Thereafter, the Bank sanctioned loan on these properties of which the search report was given by the petitioner. Subsequently, a fraud came to be unearthed with regard to the loan sanctioned by the respondent-Bank against the security of these properties. In view of this, on June 26, 2015 and June 30, 2016, the Bank issued a show cause notice to the petitioner directing him to give his comments on the lapses in furnishing the Title and Search Report without due care and caution. Through the letters of July 7, 2015 and July 11, 2016, the petitioner replied to the said notice and denied the allegations made in the said show cause notice.
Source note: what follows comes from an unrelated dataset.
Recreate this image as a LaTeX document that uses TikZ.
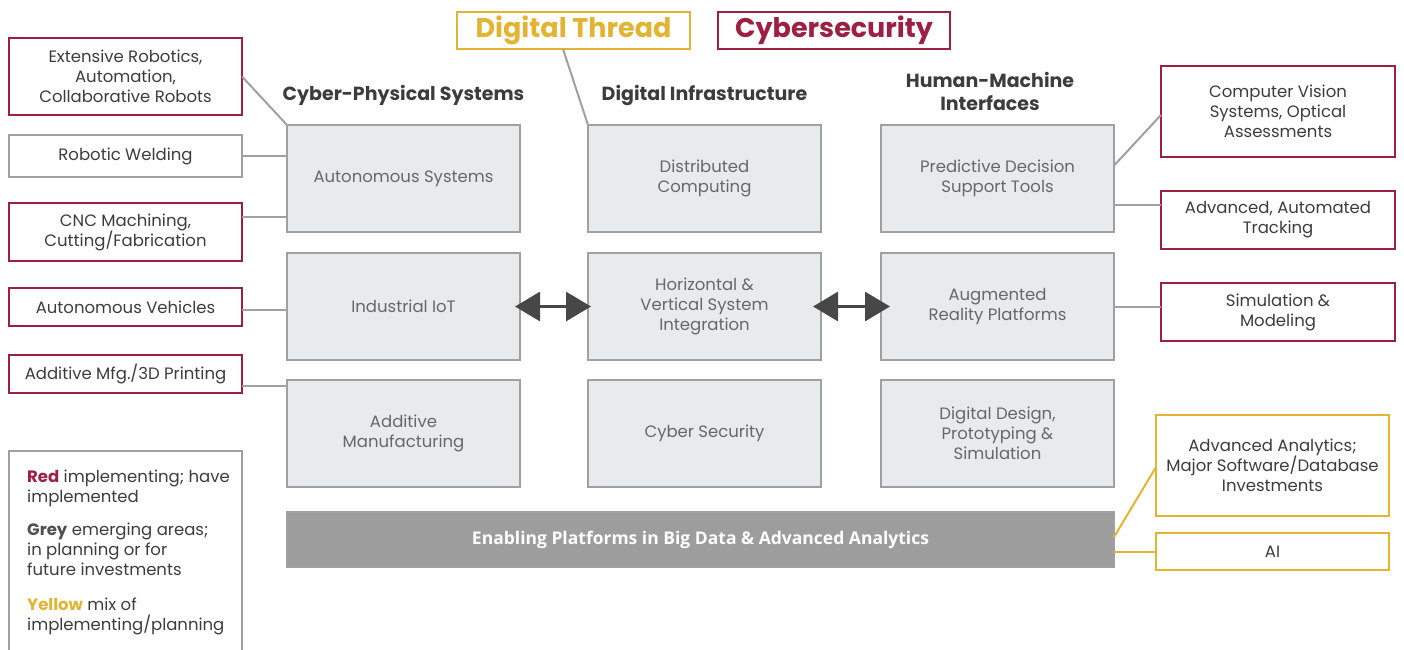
\documentclass[tikz,border=0pt]{standalone}
\usepackage{fontspec}
\setmainfont{Poppins}
\newfontfamily\barfont{Open Sans}
\usetikzlibrary{arrows.meta,calc}

\definecolor{impred}{HTML}{9E1F41}
\definecolor{mixyel}{HTML}{E2B432}
\definecolor{boxgrey}{HTML}{A0A0A0}
\definecolor{panel}{HTML}{E8EBED}
\definecolor{bartone}{HTML}{9D9D9D}
\definecolor{inktext}{HTML}{3C3C3C}
\definecolor{softtext}{HTML}{676767}
\definecolor{arrowink}{HTML}{474747}

\tikzset{
  base/.style={rectangle, inner sep=0pt, outer sep=0pt, align=center,
    line width=2pt, text=inktext, font=\fontsize{16.5}{20}\selectfont},
  redbox/.style={base, draw=impred},
  greybox/.style={base, draw=boxgrey},
  yelbox/.style={base, draw=mixyel},
  panelbox/.style={base, draw=boxgrey, fill=panel, text=softtext,
    minimum width=233pt, minimum height=107pt},
  heading/.style={font=\fontsize{19}{23}\selectfont\bfseries, text=inktext,
    align=center, inner sep=0pt},
  banner/.style={font=\fontsize{27}{30}\selectfont\bfseries,
    minimum height=37pt},
  link/.style={draw=boxgrey, line width=2pt},
  yellink/.style={draw=mixyel, line width=2pt},
  duplex/.style={draw=arrowink, line width=3pt,
    {Triangle[length=25pt,width=29pt]}-{Triangle[length=25pt,width=29pt]}},
}

\begin{document}
\begin{tikzpicture}[x=1pt,y=-1pt]
\useasboundingbox (0,0) rectangle (1404,649);

% top banners
\node[yelbox, banner, minimum width=233pt, text=mixyel] (thread) at (573.5,30.5) {Digital Thread};
\node[redbox, banner, minimum width=232pt, text=impred] (cyber) at (834,30.5) {Cybersecurity};

% column headings
\node[heading] (hcps) at (403.5,95.5) {Cyber-Physical Systems};
\node[heading] (hdi) at (704.5,95.5) {Digital Infrastructure};
\node[heading] (hhmi) at (990,91.5) {Human-Machine\\Interfaces};

% central panels
\node[panelbox] (c11) at (403.5,178.5) {\raisebox{-4pt}{Autonomous Systems}};
\node[panelbox] (c12) at (403.5,306.5) {Industrial IoT};
\node[panelbox] (c13) at (403.5,433.5) {Additive\\Manufacturing};
\node[panelbox] (c21) at (704.5,178.5) {Distributed\\Computing};
\node[panelbox] (c22) at (704.5,306.5) {Horizontal \&\\Vertical System\\Integration};
\node[panelbox] (c23) at (704.5,433.5) {Cyber Security};
\node[panelbox] (c31) at (997.5,178.5) {Predictive Decision\\Support Tools};
\node[panelbox] (c32) at (997.5,306.5) {Augmented\\Reality Platforms};
\node[panelbox] (c33) at (997.5,433.5) {Digital Design,\\Prototyping \&\\Simulation};

% enabling platform bar
\node[base, draw=boxgrey, fill=bartone, minimum width=827pt, minimum height=55pt,
  text=white, font=\barfont\fontsize{17.5}{20}\selectfont\bfseries] (bar) at (700.5,539.5)
  {\raisebox{-2pt}{Enabling Platforms in Big Data \& Advanced Analytics}};

% left examples
\node[redbox, minimum width=233pt, minimum height=77pt] (ext) at (125.5,76.5)
  {Extensive Robotics,\\Automation,\\Collaborative Robots};
\node[greybox, minimum width=233pt, minimum height=42pt] (weld) at (125.5,156)
  {\raisebox{-2pt}{Robotic Welding}};
\node[redbox, minimum width=233pt, minimum height=58pt] (cnc) at (125.5,232)
  {CNC Machining,\\Cutting/Fabrication};
\node[redbox, minimum width=233pt, minimum height=38pt] (veh) at (125.5,307) {Autonomous Vehicles};
\node[redbox, minimum width=233pt, minimum height=38pt] (amfg) at (125.5,374) {Additive Mfg./3D Printing};

% right examples
\node[redbox, minimum width=234pt, minimum height=91pt] (vision) at (1278,111.5)
  {Computer Vision\\Systems, Optical\\Assessments};
\node[redbox, minimum width=234pt, minimum height=58pt] (track) at (1278,220)
  {Advanced, Automated\\Tracking};
\node[redbox, minimum width=234pt, minimum height=58pt] (simu) at (1278,312)
  {Simulation \&\\Modeling};
\node[yelbox, minimum width=233pt, minimum height=101pt] (anly) at (1272.5,465.5)
  {Advanced Analytics;\\Major Software/Database\\Investments};
\node[yelbox, minimum width=233pt, minimum height=37pt] (ai) at (1272.5,551.5) {AI};

% legend
\draw[draw=boxgrey, line width=2pt] (9,655) coordinate (lgbl) -- (9,451) -- (242,451) -- (242,655);
\node[anchor=north west, inner sep=0pt, align=left, text=inktext,
  font=\fontsize{16.5}{20}\selectfont] (legend) at (27,470)
  {{\bfseries\color{impred}Red} implementing; have\\implemented\\[13pt]
   {\bfseries\color{inktext!90}Grey} emerging areas;\\in planning or for\\future investments\\[15pt]
   {\bfseries\color{mixyel}Yellow} mix of\\implementing/planning};

% connectors, left side
\draw[link] (ext.east) -- (c11.north west);
\draw[link] (weld.east) -- (weld.east -| c11.west);
\draw[link] ([yshift=15pt]cnc.east) -- ([yshift=15pt]cnc.east -| c11.west);
\draw[link] ([yshift=-3pt]veh.east) -- ([yshift=-3pt]veh.east -| c12.west);
\draw[link] ([yshift=-12pt]amfg.east) -- ([yshift=-12pt]amfg.east -| c13.west);

% connector from the thread banner
\draw[link] ([xshift=-10.5pt]thread.south) -- (c21.north west);

% connectors, right side
\draw[link] ([yshift=13pt]c31.east) -- ([yshift=-3.5pt]vision.west);
\draw[link] ([yshift=-26.5pt]c31.east) -- ([yshift=-26.5pt]c31.east -| track.west);
\draw[link] (c32.east) -- (c32.east -| simu.west);
\draw[yellink] ([yshift=2.5pt]bar.east) -- ([yshift=-1.5pt]anly.west);
\draw[yellink] ([yshift=-12.5pt]bar.east) -- ([yshift=-12.5pt]bar.east -| ai.west);

% two-way arrows between columns
\draw[duplex] ([xshift=-5pt]c12.east) -- ([xshift=3pt]c22.west);
\draw[duplex] ([xshift=-8pt]c22.east) -- ([xshift=9pt]c32.west);
\end{tikzpicture}
\end{document}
On August 1, 2018, respondent-2, the Chief Executive Officer of Indian Banks’ Association Replying to the Petitioner’s Advocate stated that the petitioner’s name has been placed on the “Caution List” in accordance with the guidelines of August 27, 2009 issued by the said CEO, who had further advised the petitioner to approach the respondent-Bank for removal of his name from the “Caution List”. The HC has pointed out that the short point arising in the petition for its consideration is whether the petitioner could be held to be negligible so as to be placed in the “Caution List” by these two respondents.
 
The Search and Title Report issued by the petitioner on October 14, 2014, November 11, 2014 and December 9, 2014, expressly states that the documents scrutinised for the report are photo copies. These photo copies were given by the respondent -Bank to the petitioner for carrying out the title and search report, therefore, the respondent-Bank was well aware at the time of receiving the report that the Search and Title report are not based on certified copies, but are based on the photo copies. Therefore, the Bank cannot turn around now and allege negligence against the petitioner of the fact which they themselves were made aware by the petitioner in the report itself. In the said report, the petitioner has stated the process followed by him for giving his opinion on title and no fault is found in the procedure adopted by the petitioner by the Bank. The petitioner has categorically stated in the report that prior to the mortgage, NOC from the society should be obtained. The petitioner also expressly stated that original documents should be deposited for mortgage and intimation of mortgage should be given to the Sub Registrar within 30 days from the date of notice. The petitioner has also stated that his search report is based on the records available at the office of Sub Registrar and on the computer placed at the JDR Office at Pune.
 
In the HC’s view, the petitioner as an Advocate has expressed his opinion and expressly stated the steps to be taken by the Bank before sanctioning the loan, by seeking deposits of original documents etc. If subsequently, title deeds are found to be faked, then the petitioner cannot be held to be negligent since based on a perusal of the report, he can be said to have taken reasonable care and due diligence in discharging his duties. Considering it important, the HC has noted that the Circular of February 25, 2013 is addressed by the respondent-Bank to its branches and there was no material shown to the court that it was brought to the notice of the petitioner at the time of his empanelment. Therefore, the allegation that certified copies should be obtained by the Panel Advocate (as stated in the Circular), who shall compare the contents with the original documents and the petitioner having not done so is guilty of negligence, would not be correct. The said guideline also requires the branch of the Bank to take periodical inspection and obtain encumbrance certificate in respect of mortgaged property. This was also the responsibility of the Bank and not the petitioner. The Circular of November 18, 2015 issued by the Bank to its branches in continuation of its 2013 Circular requires the branches to review the performance of Advocate every year. Prior to 2015, there does not appear to be any adverse remark against the performance of the petitioner.
 
The petitioner has also stated that on many occasions, he has given report in favour of the Bank against sanction of loan which was not disputed by the Bank. The Bank could not produce any document in respect of said 4 title reports against the petitioner. Nothing stopped the Bank from issuing show cause notice to the petitioner, if some fraud was found on the part of the petitioner. This also indicates that the petitioner cannot be found to be negligent in discharging his duty. In the Bank’s affidavit in reply, that the petitioner was not found hand in gloves with the borrower, but the only ground is on account of professional negligence, which according to the court is not correct. The Bank has also not initiated any criminal proceedings against the petitioner, which also justifies the stand taken by the Bank in its reply. The HC has observed that it would be too harsh to keep the “Caution List” forever. According to the Court its decision in the case Rajan Shrivallabha Deshpande v. Bank of Baroda and another –(WP No. 3616 of 2021 at Mumbai) squarely applies to the facts of this case. Allowing the petition, the High Court has directed the respondent – C.E.O. Indian Banks’ Association to remove the name of the petitioner-lawyer from the “caution List”, forthwith.